The immutability of behavior during operation means that it is impossible to distinguish instances of an artificial intelligence system by their behavior - the differences come down to the serial number and personal name assigned to the system by the user. In other words, such systems are devoid of personality; Replacing one instance with another does not change anything for the user.
The situation changes radically if the intelligent system is capable of self-learning during operation - capable of generating new concepts, discovering new dependencies between them, forming new skills, and ultimately capable of changing behavior (which is what self-learning is essentially helpful for). The result of self-learning is a gradual divergence in the behavior of system instances as they are used in different environments to perform different tasks, that is, the formation of personalities.
Accordingly, there are several consequences.
The obvious consequence is that replacing one instance of a self-learning system with another means some changes for the user. That is, different instances of the same system but with different experiences have different values depending on how, where, and how a particular instance is supposed to be used - similar to how, for an employer, different specialists have different values ​​depending on the experience they have accumulated. Since, unlike people, computer systems allow cloning; this opens up new business opportunities: training the operation of an intelligent system in a specific environment for a particular category of tasks with the subsequent sale of its clones to clients.
New technological challenges and opportunities are also emerging.
The presence of several personalized instances of an intellectual system with different experiences and, accordingly, different skills causes a natural desire to obtain a more advanced instance by transferring (exchanging) knowledge and skills from one system instance to another. Ensuring the transferability of knowledge and skills requires significant changes in the design of an intelligent system and is a non-trivial task.
Finally, communication is possible between system instances during operation, ensuring a permanent exchange of knowledge and skills between systems of a certain group of systems. This ensures the collective accumulation of knowledge/skills, potentially faster and more effective than individual self-learning.

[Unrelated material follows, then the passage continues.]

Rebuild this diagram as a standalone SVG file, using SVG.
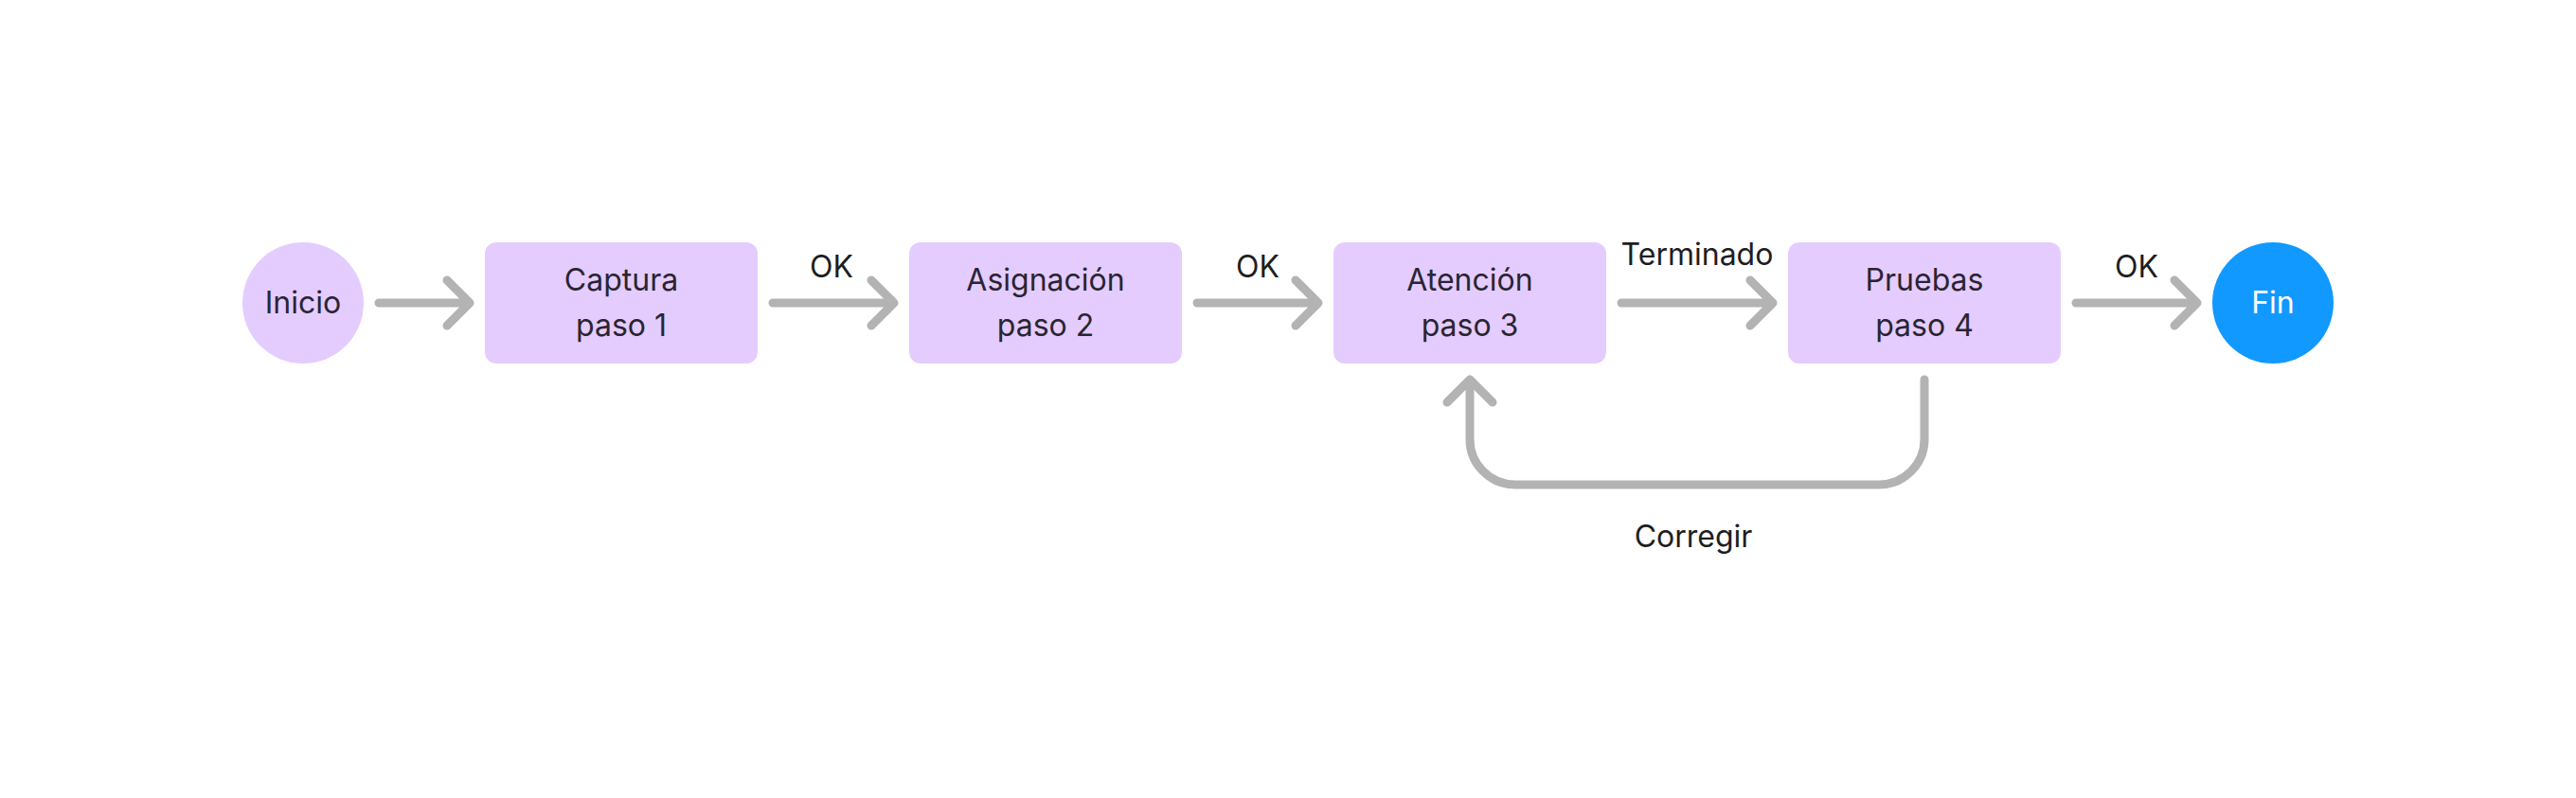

Self-learning is obviously associated with the possibility of experimentation, that is, taking actions the result of which could be wittingly unknown/unpredictable based on current experience. The more opportunities for experimentation, the faster the accumulation of knowledge and the formation of skills, and the higher the risks of creating undesirable or unacceptable situations. Naturally, in any artificial system capable of self-learning, it is not difficult to have the switch to disable the ability to experiment. A natural approach, therefore, is to use self-learning with a vast opportunity for experimentation in a training environment (test site), followed by blocking the possibility of experimentation (switch to safe mode) during critical operation. Precisely, this approach is implemented in nature: experimentation is blocked when the time comes to raise offspring.